2025年12月11日

以 GPT‑5.2 推動科學與數學的進展

GPT‑5.2 是 OpenAI 目前在數學與科學相關工作上最強的模型。

正在載入...

我們期望更強大的 AI 能加速科學研究，為所有人帶來裨益；協助研究人員探索更多想法、更快測試假設，並將發現轉化為實際影響力。

過去一年，我們與數學、物理、生物及電腦科學等領域的科研人員密切合作，以了解 AI 能在哪些方面提供協助，以及其限制所在。上個月，我們發表了一份論文⁠，整理了跨越數學、物理、生物、電腦科學、天文及材料科學的早期案例研究，顯示 GPT‑5 已開始為真實科學發展作出貢獻。隨着 GPT‑5.2 推出，我們看到這些能力變得更加穩定及可靠。

在精確度至關重要的領域展現更強表現

GPT‑5.2 Pro 和 GPT‑5.2 Thinking 是我們迄今最強的科學及數學工作模型。

強大的數學推理能力是確保科學及技術工作可靠性的基礎。它能讓模型遵循多步邏輯、維持數值一致，同時避免細微但可能累積成嚴重影響的錯誤。這些能力涵蓋模擬、統計、預測及建模等分析工作。在 FrontierMath 等基準測試中顯示的進步並非單一技能提升，而是反映了更強的推理能力與抽象能力，並可直接應用於科研流程，如編碼、數據分析及實驗設計。

這些能力同時與向通用智能邁進緊密相關。如果系統能穩定地進行抽象推理、在長思路鏈中維持一致性、並在不同領域之間進行泛化，便展現了 AGI 的核心特質：這並非單一任務中的小技巧，而是可以跨科學、工程與現實決策的廣泛推理能力。

我們深信，GPT‑5.2 Pro 與 GPT‑5.2 Thinking 是目前全球最能有效協助並加速科學研究工作的模型。在 GPQA Diamond 這個研究生級別、防止依靠 Google 搜尋的科學問答基準中，GPT‑5.2 Pro 取得 93.2%，GPT‑5.2 Thinking 則達到 92.4%。

在 GPQA Diamond⁠（在新視窗中開啟）中，模型回答有關物理、化學和生物的多項選擇題。未啟用任何工具，推理強度設為最大。

在 FrontierMath（第 1–3 級）的專家級數學評估中，GPT‑5.2 Thinking 同樣創下新高，能解答 40.3% 的問題。

在 FrontierMath⁠（在新視窗中開啟）中，模型解決專家級數學問題。已啟用 Python 工具，推理強度設為最大。

實例分析

GPT‑5.2 is not only strong at graduate-level science problems. We now regularly see our frontier models contributing solutions to previously unsolved—and increasingly subtle—questions in mathematics and the sciences.

In this case study, we describe how GPT‑5.2 Pro helped resolve an open research problem in statistical learning theory, documented in a new paper, On Learning-Curve Monotonicity for Maximum Likelihood Estimators⁠（在新視窗中開啟）.

The question (“If you collect more data, do your results reliably get better?”) shows up any time you fit a model from data. You can draw a learning curve that tracks average error as you add more examples. In the best case, the curve is monotone. More data means less error, every step of the way. That is the behavior people hope for, and often assume.

But over the last few years, researchers have learned that this intuition can fail. A line of work kicked off by an open problem posed at the Conference on Learning Theory (COLT) in 2019 by Viering, Mey, and Loog showed that the answer is often no. Even very simple, well-behaved toy setups can have non-monotonic learning curves, where adding data increases expected error. That surprise triggered a wave of follow-up papers. They expanded the list of settings where these reversals happen and proposed increasingly elaborate methods designed to restore monotone behavior.

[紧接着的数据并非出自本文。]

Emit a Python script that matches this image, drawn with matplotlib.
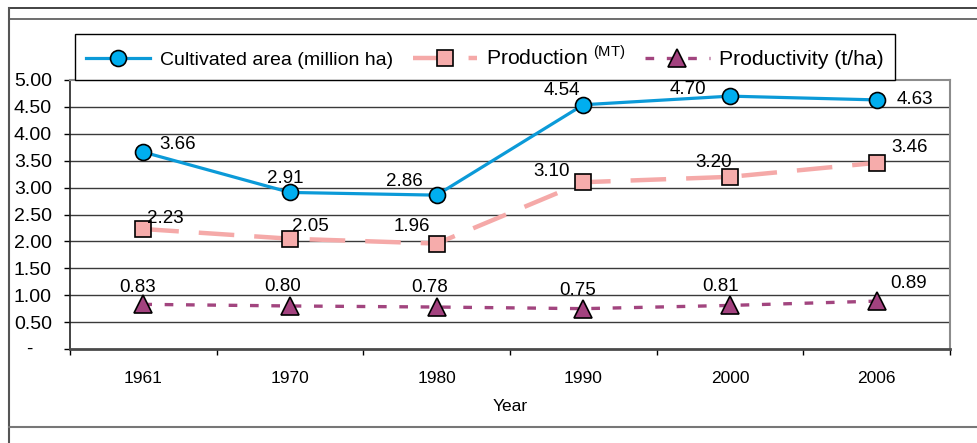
import numpy as np
import matplotlib
matplotlib.use("Agg")
import matplotlib.pyplot as plt
from matplotlib.lines import Line2D
import matplotlib.transforms as mtransforms

plt.rcParams['font.family'] = ['Liberation Sans', 'DejaVu Sans']
plt.rcParams['mathtext.fontset'] = 'custom'
plt.rcParams['mathtext.rm'] = 'Liberation Sans'

years = ['1961', '1970', '1980', '1990', '2000', '2006']
area = [3.66, 2.91, 2.86, 4.54, 4.70, 4.63]
production = [2.23, 2.05, 1.96, 3.10, 3.20, 3.46]
productivity = [0.83, 0.80, 0.78, 0.75, 0.81, 0.89]
yticks = [0, 0.5, 1.0, 1.5, 2.0, 2.5, 3.0, 3.5, 4.0, 4.5, 5.0]

# label offsets in pixels (placement of the data labels)
area_off = [(34, 8), (-5, 14), (-32, 14), (-21, 14), (-42, 7), (38, 0)]
prod_off = [(22, 11), (20, 12), (-25, 17), (-32, 11), (-16, 14), (33, 15)]
pty_off = [(-6, 17), (-7, 19), (-7, 20), (-6, 18), (-9, 19), (32, 18)]

FS = 13.5

fig = plt.figure(figsize=(9.77, 4.43), dpi=100)
ax = fig.add_axes([70/977, 1-349/443, 880/977, 269/443])

x = np.arange(len(years))

for yv in yticks[1:-1]:
    ax.axhline(yv, color='#3a3a3a', lw=1.0, zorder=0)

l1, = ax.plot(x, area, color='#0b9ad8', lw=2.3, marker='o', ms=11.5,
              mfc='#00aeef', mec='black', mew=1.2, label='Cultivated area (million ha)', zorder=3)
l2, = ax.plot(x, production, color='#f5a9a8', lw=3.2, ls=(0, (8, 4.5)), marker='s', ms=12,
              mfc='#f6acab', mec='black', mew=1.2, label=r'Production $^{\mathrm{(MT)}}$', zorder=2)
l3, = ax.plot(x, productivity, color='#a2457f', lw=2.4, ls=(0, (2.6, 3.8)), marker='^', ms=13,
              mfc='#a3427f', mec='black', mew=1.2, label='Productivity (t/ha)', zorder=2)

for vals, offs in [(area, area_off), (production, prod_off), (productivity, pty_off)]:
    for xi, v, o in zip(x, vals, offs):
        ax.annotate('%.2f' % v, (xi, v), xytext=o, textcoords='offset pixels',
                    ha='center', va='center', fontsize=FS, zorder=5)

ax.set_xlim(-0.5, len(years) - 0.5)
ax.set_ylim(0, 5)
ax.set_yticks(yticks)
ax.set_yticklabels(['' if t == 0 else '%.2f' % t for t in yticks], fontsize=14)
ax.text(-0.0466, 0, '-', transform=mtransforms.blended_transform_factory(ax.transAxes, ax.transData),
        ha='center', va='center', fontsize=FS)
ax.tick_params(axis='y', length=4, width=1, pad=9, direction='out')

ax.set_xticks(np.arange(-0.5, len(years)), minor=False)
ax.set_xticklabels([])
ax.set_xticks(x, minor=True)
ax.set_xticklabels(years, minor=True, fontsize=12.5)
ax.tick_params(axis='x', which='major', length=4, width=1, direction='out')
ax.tick_params(axis='x', which='minor', length=0, pad=16)

ax.set_xlabel('Year', fontsize=12.5)
ax.xaxis.set_label_coords(0.5, -0.185)

ax.spines['bottom'].set_color('#4a4a4a')
ax.spines['bottom'].set_linewidth(2)
ax.spines['left'].set_color('#222222')
ax.spines['left'].set_linewidth(1.2)
for s in ['top', 'right']:
    ax.spines[s].set_color('#8c8c8c')
    ax.spines[s].set_linewidth(1.5)

leg = fig.legend(handles=[l1, l2, l3], loc='center', ncol=3, fontsize=14,
                 bbox_to_anchor=((79+891)/2/977, 1-57/443), bbox_transform=fig.transFigure,
                 fancybox=False, edgecolor='black', framealpha=1, handlelength=3.3,
                 handletextpad=0.5, columnspacing=1.0, borderpad=0.55, borderaxespad=0)
leg.get_frame().set_linewidth(1.0)
texts = leg.get_texts()
texts[1].set_fontsize(15.2)
texts[2].set_fontsize(15.2)

# outer frame lines
fig.add_artist(Line2D([9/977, 1], [1-7.5/443, 1-7.5/443], transform=fig.transFigure, color='#222222', lw=1.2))
fig.add_artist(Line2D([9/977, 1], [1-19/443, 1-19/443], transform=fig.transFigure, color='#555555', lw=1.2))
fig.add_artist(Line2D([9/977, 9/977], [0, 1-7.5/443], transform=fig.transFigure, color='#555555', lw=1.5))
fig.add_artist(Line2D([9/977, 1], [1-427/443, 1-427/443], transform=fig.transFigure, color='#777777', lw=1.5))

fig.savefig('out.png', dpi=100)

Still, one of the most basic cases remained unresolved. What happens in the cleanest textbook situation, where the statistical model is actually correct and the data follow the familiar bell curve pattern, with a known mean but unknown standard deviation? Researchers already knew that small changes to this setup could break monotonic behavior. But the answer remained unknown in this core case.

Our new paper demonstrates that in this clean setting, intuition prevails: learning is predictably improved by more data, rather than behaving in surprising or unstable ways. What makes this paper unusual is how the proof was obtained. The authors did not work out a strategy and then ask the model to fill in steps. They did not provide intermediate arguments or a proof outline. Instead, they asked GPT‑5.2 Pro to solve the open problem directly, and then carefully verified the proof, including review and validation by external subject-matter experts.

The authors then asked simple follow-up questions to see how far the idea could go. GPT‑5.2 Pro extended the result beyond the original problem to higher dimensional settings and other common statistical models. Throughout, the human role stayed focused on verification and clear writing, rather than supplying mathematical scaffolding.